Fusion is the reaction that powers the sun. It involves heating two hydrogen isotopes — normally deuterium and tritium — to such extreme temperatures that the atomic nuclei fuse, releasing helium and vast amounts of energy in the form of neutrons.
Unlike nuclear fission, the process produces no long-lived radioactive waste. It also emits no carbon, and scientists estimate a small cup of the fuel could power a house for more than 800 years.
Fusion’s supporters describe it as the “holy grail” of clean energy: a technology that could theoretically provide near limitless, zero carbon power.
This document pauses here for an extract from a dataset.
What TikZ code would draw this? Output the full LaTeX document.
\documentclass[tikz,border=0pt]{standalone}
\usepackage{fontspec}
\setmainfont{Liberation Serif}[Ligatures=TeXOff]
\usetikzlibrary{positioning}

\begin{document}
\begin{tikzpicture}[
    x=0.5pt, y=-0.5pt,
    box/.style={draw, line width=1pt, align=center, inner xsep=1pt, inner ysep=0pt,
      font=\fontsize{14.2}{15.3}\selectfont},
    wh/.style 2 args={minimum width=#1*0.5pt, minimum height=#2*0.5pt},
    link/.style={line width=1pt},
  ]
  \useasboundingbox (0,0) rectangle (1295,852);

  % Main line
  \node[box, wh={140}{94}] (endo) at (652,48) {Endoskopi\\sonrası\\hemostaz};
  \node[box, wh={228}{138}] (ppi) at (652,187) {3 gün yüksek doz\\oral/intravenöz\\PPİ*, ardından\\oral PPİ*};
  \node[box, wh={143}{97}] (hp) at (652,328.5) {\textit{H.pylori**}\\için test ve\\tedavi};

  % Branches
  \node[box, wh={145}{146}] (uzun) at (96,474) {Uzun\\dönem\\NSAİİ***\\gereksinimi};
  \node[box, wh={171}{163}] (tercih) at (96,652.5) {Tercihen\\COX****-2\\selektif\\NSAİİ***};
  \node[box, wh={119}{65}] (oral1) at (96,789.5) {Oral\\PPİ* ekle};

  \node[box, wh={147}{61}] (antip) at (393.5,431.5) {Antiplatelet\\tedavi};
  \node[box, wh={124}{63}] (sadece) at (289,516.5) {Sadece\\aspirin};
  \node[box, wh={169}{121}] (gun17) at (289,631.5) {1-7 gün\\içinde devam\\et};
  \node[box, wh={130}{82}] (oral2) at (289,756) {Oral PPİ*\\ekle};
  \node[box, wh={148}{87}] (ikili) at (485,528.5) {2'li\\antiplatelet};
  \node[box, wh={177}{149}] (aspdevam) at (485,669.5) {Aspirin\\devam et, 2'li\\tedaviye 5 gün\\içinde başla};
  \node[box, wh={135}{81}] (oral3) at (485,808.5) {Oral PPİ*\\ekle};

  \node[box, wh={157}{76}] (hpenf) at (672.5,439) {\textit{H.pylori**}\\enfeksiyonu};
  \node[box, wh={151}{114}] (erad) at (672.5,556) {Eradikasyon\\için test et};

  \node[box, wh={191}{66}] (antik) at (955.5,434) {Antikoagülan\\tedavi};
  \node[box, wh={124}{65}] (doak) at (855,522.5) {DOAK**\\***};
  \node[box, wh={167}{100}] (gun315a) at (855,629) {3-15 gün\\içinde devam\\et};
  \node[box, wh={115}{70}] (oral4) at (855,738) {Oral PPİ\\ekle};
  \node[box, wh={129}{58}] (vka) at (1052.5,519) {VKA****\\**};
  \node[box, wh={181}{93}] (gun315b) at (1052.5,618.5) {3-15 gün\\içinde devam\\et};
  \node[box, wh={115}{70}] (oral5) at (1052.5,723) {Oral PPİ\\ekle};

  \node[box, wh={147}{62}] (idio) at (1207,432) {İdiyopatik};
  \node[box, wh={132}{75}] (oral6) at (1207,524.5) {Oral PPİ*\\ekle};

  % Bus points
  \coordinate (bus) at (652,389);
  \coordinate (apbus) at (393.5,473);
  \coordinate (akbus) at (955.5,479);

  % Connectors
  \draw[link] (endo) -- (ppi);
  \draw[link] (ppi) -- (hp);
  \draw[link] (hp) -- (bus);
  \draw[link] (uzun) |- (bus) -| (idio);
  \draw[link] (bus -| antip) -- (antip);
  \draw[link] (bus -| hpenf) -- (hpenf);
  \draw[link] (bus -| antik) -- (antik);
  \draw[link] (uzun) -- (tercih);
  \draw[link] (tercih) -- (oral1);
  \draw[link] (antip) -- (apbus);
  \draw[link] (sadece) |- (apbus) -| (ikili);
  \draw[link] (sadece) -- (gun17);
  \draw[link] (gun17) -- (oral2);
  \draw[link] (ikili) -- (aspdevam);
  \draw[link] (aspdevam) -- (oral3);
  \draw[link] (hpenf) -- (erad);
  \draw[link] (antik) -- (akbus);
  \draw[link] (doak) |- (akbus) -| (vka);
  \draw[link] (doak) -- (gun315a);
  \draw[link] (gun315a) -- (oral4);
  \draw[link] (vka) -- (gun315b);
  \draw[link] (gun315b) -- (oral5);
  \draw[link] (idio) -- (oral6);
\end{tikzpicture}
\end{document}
But although Soviet scientists developed the first fusion machine in the 1950s using a process called magnetic confinement, until now no group had been able to produce more energy from a fusion reaction than it consumed — a scientific milestone known in the field as scientific energy gain or target gain.
What have the US scientists achieved?
Scientists at the US government’s National Ignition Facility at the Lawrence Livermore National Laboratory in California have achieved that goal of energy gain in the reaction for the first time.
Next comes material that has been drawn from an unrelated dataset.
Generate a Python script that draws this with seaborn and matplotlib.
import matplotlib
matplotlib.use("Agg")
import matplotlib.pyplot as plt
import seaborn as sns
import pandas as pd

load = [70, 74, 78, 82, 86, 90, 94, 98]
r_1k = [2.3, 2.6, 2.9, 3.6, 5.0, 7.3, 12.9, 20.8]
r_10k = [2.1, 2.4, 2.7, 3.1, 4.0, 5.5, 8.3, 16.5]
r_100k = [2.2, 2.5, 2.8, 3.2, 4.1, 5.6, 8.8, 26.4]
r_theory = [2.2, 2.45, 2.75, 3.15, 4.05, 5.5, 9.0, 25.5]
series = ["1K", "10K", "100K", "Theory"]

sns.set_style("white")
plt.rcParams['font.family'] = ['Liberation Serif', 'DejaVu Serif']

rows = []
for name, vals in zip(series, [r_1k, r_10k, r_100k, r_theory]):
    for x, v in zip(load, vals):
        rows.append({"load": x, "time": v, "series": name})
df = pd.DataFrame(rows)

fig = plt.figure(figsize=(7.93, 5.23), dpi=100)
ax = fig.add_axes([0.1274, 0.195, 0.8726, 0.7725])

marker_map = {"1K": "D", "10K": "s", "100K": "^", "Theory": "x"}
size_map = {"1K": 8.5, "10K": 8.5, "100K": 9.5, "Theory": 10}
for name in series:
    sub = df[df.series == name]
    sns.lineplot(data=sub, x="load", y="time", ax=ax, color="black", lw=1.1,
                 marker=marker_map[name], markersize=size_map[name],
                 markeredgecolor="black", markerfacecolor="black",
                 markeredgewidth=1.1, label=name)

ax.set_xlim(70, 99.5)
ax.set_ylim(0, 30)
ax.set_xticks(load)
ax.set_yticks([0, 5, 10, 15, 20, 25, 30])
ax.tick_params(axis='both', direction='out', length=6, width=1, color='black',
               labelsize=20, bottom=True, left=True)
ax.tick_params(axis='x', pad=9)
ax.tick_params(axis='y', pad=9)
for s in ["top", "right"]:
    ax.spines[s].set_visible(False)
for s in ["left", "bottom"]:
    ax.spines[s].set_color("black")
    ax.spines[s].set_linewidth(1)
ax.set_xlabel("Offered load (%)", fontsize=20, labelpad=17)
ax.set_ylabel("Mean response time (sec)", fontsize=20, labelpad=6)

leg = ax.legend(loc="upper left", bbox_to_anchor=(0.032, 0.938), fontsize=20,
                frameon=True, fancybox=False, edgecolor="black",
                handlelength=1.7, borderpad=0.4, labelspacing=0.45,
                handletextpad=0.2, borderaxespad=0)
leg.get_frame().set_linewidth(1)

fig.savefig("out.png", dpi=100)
The $3.5bn NIF, which opened in 2009, was primarily designed to test nuclear weapons by simulating explosions but has also been used to advance fusion energy research.
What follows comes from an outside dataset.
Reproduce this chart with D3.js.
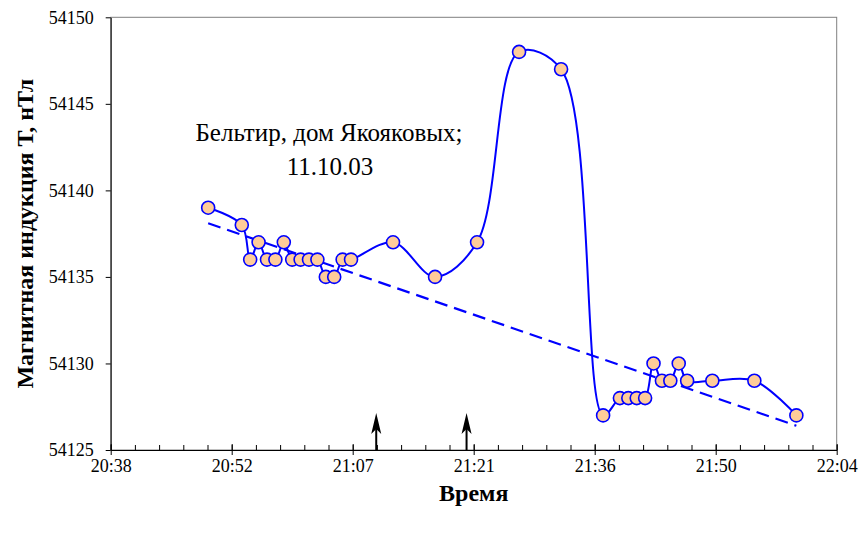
<!DOCTYPE html>
<html>
<head>
<meta charset="utf-8">
<script src="https://cdn.jsdelivr.net/npm/d3@7"></script>
<style>
  body { margin: 0; background: #fff; }
  svg text { font-family: "Liberation Serif", "DejaVu Serif", serif !important; fill: #000; }
  .tick text { font-size: 18px; }
  .aText { font-size: 24px; font-weight: bold; text-anchor: middle; }
  .note { font-size: 25px; text-anchor: middle; }
</style>
</head>
<body>
<div id="chart"></div>
<script>
// measurements
var times = ["20:50", "20:54", "20:55", "20:56", "20:57", "20:58", "20:59", "21:00", "21:01",
  "21:02", "21:03", "21:04", "21:05", "21:06", "21:07", "21:12", "21:17", "21:22", "21:27",
  "21:32", "21:37", "21:39", "21:40", "21:41", "21:42", "21:43", "21:44", "21:45", "21:46",
  "21:47", "21:50", "21:55", "22:00"];
var values = [54139, 54138, 54136, 54137, 54136, 54136, 54137, 54136, 54136,
  54136, 54136, 54135, 54135, 54136, 54136, 54137, 54135, 54137, 54148,
  54147, 54127, 54128, 54128, 54128, 54128, 54130, 54129, 54129, 54130,
  54129, 54129, 54129, 54127];

// dashed trend line
var trendTimes = ["20:50", "22:00"];
var trendValues = [54138.1, 54126.4];

// arrows on the time axis
var arrowTimes = ["21:10", "21:20:45"];

// axis: 0.86 .. 0.92 of a day, major step 0.01 day, minor 0.002 day
var xTickLabels = ["20:38", "20:52", "21:07", "21:21", "21:36", "21:50", "22:04"];
var yTicks = [54125, 54130, 54135, 54140, 54145, 54150];

var svgWidth = 861;
var svgHeight = 538;
var margin = { top: 17.3, right: 24.3, bottom: 88, left: 110.7 };
var width = svgWidth - margin.left - margin.right;
var height = svgHeight - margin.top - margin.bottom;
var serif = '"Liberation Serif", "DejaVu Serif", serif';

function toMin(s) {
  var p = s.split(":").map(Number);
  return p[0] * 60 + p[1] + (p[2] || 0) / 60;
}

var dayMin = 1440;
var xStart = 0.86 * dayMin, xEnd = 0.92 * dayMin;
var majorVals = d3.range(7).map(i => (0.86 + i * 0.01) * dayMin);
var minorVals = d3.range(31).map(i => (0.86 + i * 0.002) * dayMin);

var data = times.map((t, i) => ({ t: toMin(t), v: values[i] }));
var trend = trendTimes.map((t, i) => ({ t: toMin(t), v: trendValues[i] }));

var svg = d3.select("#chart")
  .append("svg")
  .attr("width", svgWidth)
  .attr("height", svgHeight)
  .attr("font-family", serif);

var chartGroup = svg.append("g")
  .attr("transform", `translate(${margin.left}, ${margin.top})`);

var xScale = d3.scaleLinear().domain([xStart, xEnd]).range([0, width]);
var yScale = d3.scaleLinear().domain([54125, 54150]).range([height, 0]);

// plot area border
chartGroup.append("rect")
  .attr("width", width)
  .attr("height", height)
  .attr("fill", "none")
  .attr("stroke", "#808080")
  .attr("stroke-width", 1);

// minor ticks pointing up
chartGroup.append("g")
  .attr("transform", `translate(0, ${height})`)
  .call(d3.axisBottom(xScale).tickValues(minorVals).tickSize(-5).tickFormat(""))
  .call(g => g.select(".domain").remove());

// major ticks crossing the axis
chartGroup.append("g")
  .attr("transform", `translate(0, ${height})`)
  .call(d3.axisBottom(xScale).tickValues(majorVals).tickSize(-6).tickFormat(""))
  .call(g => g.select(".domain").remove());

var bottomAxis = d3.axisBottom(xScale)
  .tickValues(majorVals)
  .tickSize(5)
  .tickSizeOuter(0)
  .tickPadding(4)
  .tickFormat((d, i) => xTickLabels[i]);
chartGroup.append("g")
  .attr("transform", `translate(0, ${height})`)
  .call(bottomAxis);

var leftAxis = d3.axisLeft(yScale)
  .tickValues(yTicks)
  .tickSize(5)
  .tickSizeOuter(0)
  .tickPadding(12)
  .tickFormat(d3.format("d"));
chartGroup.append("g").call(leftAxis);

chartGroup.selectAll("g").attr("font-family", serif);
chartGroup.selectAll(".domain, .tick line").attr("stroke", "#000");

// trend line
chartGroup.append("path")
  .datum(trend)
  .attr("fill", "none")
  .attr("stroke", "#0000ff")
  .attr("stroke-width", 2.2)
  .attr("stroke-dasharray", "13,7")
  .attr("d", d3.line().x(d => xScale(d.t)).y(d => yScale(d.v)));

// smoothed measurement line
chartGroup.append("path")
  .datum(data)
  .attr("fill", "none")
  .attr("stroke", "#0000ff")
  .attr("stroke-width", 2)
  .attr("d", d3.line().curve(d3.curveCatmullRom.alpha(0.5)).x(d => xScale(d.t)).y(d => yScale(d.v)));

chartGroup.selectAll("circle")
  .data(data)
  .enter()
  .append("circle")
  .attr("cx", d => xScale(d.t))
  .attr("cy", d => yScale(d.v))
  .attr("r", 6.5)
  .attr("fill", "#ffcc99")
  .attr("stroke", "#0000ff")
  .attr("stroke-width", 1.6);

// arrows
arrowTimes.forEach(function(t) {
  var ax = xScale(toMin(t));
  var tip = height - 37;
  chartGroup.append("line")
    .attr("x1", ax).attr("x2", ax)
    .attr("y1", height).attr("y2", tip + 8)
    .attr("stroke", "#000")
    .attr("stroke-width", 2);
  chartGroup.append("path")
    .attr("d", `M${ax},${tip} L${ax + 5},${tip + 21} L${ax},${tip + 16} L${ax - 5},${tip + 21} Z`)
    .attr("fill", "#000");
});

// annotation
chartGroup.append("text")
  .attr("class", "note")
  .attr("x", 329 - margin.left)
  .attr("y", 141 - margin.top)
  .text("Бельтир, дом Якояковых;");
chartGroup.append("text")
  .attr("class", "note")
  .attr("x", 330 - margin.left)
  .attr("y", 175 - margin.top)
  .text("11.10.03");

// axis titles
chartGroup.append("text")
  .attr("class", "aText")
  .attr("x", width / 2)
  .attr("y", height + 51)
  .text("Время");

chartGroup.append("text")
  .attr("class", "aText")
  .attr("transform", "rotate(-90)")
  .attr("x", -height / 2)
  .attr("y", 33 - margin.left)
  .text("Магнитная индукция Т, нТл");
</script>
</body>
</html>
Magnetic confinement, which remains the most widely studied approach to fusion, uses huge magnets to hold the deuterium-tritium fuel in place while it is heated to temperatures hotter than the sun.
The NIF uses a different process, called inertial confinement, in which it fires 192 lasers at a tiny capsule of the fuel. The lasers heat the fuel to more than 3mn degrees Celsius, which blows off the surface of the target capsule, causing what the NIF describes as a “rocket-like” implosion. That compresses and further heats the fuel until the hydrogen atoms in the deuterium and tritium fuse, releasing helium and energy.
In the experiment on December 5, the reaction produced about 3.15 megajoules of energy, which was about 150 per cent of the 2.05MJ of energy in the lasers, the laboratory said on Tuesday. The gain was even greater than the preliminary results reported by the FT.
Does this mean they have cracked fusion power?
No. Achieving energy gain has been seen for decades as a crucial step in proving that commercial fusion power stations are possible. However, there are still several hurdles to overcome.
First, energy gain in this context only compares the energy out to the energy in the lasers, not to the total amount of energy pulled off the grid to power the system. In fact, each shot requires 330MJ of electrical energy, delivered in a 400-microsecond burst.
The system that powers the lasers at the NIF is old and not designed for maximum energy efficiency. However, scientists still estimate that commercial fusion will require fusion reactions that generate between 30 and 100 times the energy going in.
The NIF also makes a maximum of one shot a day, whereas an internal confinement power plant would probably need to complete several shots a second.
“The experiment demonstrates unambiguously that the physics of laser fusion works,” said Robbie Scott, a plasma physicist who has contributed research to the NIF. “Next steps include the demonstration of even higher fusion energy gain and the further development of more efficient methods to drive the implosion.”
How does it compare with other recent breakthroughs?
The achievement at the NIF follows big announcements in the past 18 months by other publicly funded fusion laboratories with slightly different research objectives.
Last year in China, a magnetic confinement machine, known as a tokamak, called East — the Experimental Advanced Superconducting Tokamak — managed to sustain a fusion reaction at 120mnC for a record 101 seconds. Temperatures of more than 100mnC, generally required for magnetic confinement fusion, had been attained before but never sustained for such a long time.
In May, researchers at the world’s largest, most powerful tokamak in Oxford, the Joint European Torus (JET), produced a record 59MJ from a sustained reaction lasting five seconds. That was enough energy to boil about 60 kettles and more than doubled the previous energy output record of 22MJ, achieved by JET in 1997.
Neither reaction demonstrated an energy gain as the NIF did, but neither facility had prioritised achieving gain, experts said.
What happens next?
The sector hopes the breakthrough will galvanise interest and investment and so accelerate progress.
Historically, most fusion science has been done by publicly funded laboratories such as the NIF and JET, but in recent years investment has also flooded into private companies promising to deliver fusion power in the 2030s.
Melanie Windridge, a plasma physicist who runs the consultancy Fusion Energy Insights, pointed out that the NIF, which cost $3.5bn to build, was 13 years old and based on laser-technology developed in the 1980s.
“If you can do that with ageing technology it just shows what could be possible with the newest equipment,” she said. “If they get private backing and they are able to move at these aggressive timescales, then they can use cutting edge technology . . . and that is tremendously exciting.”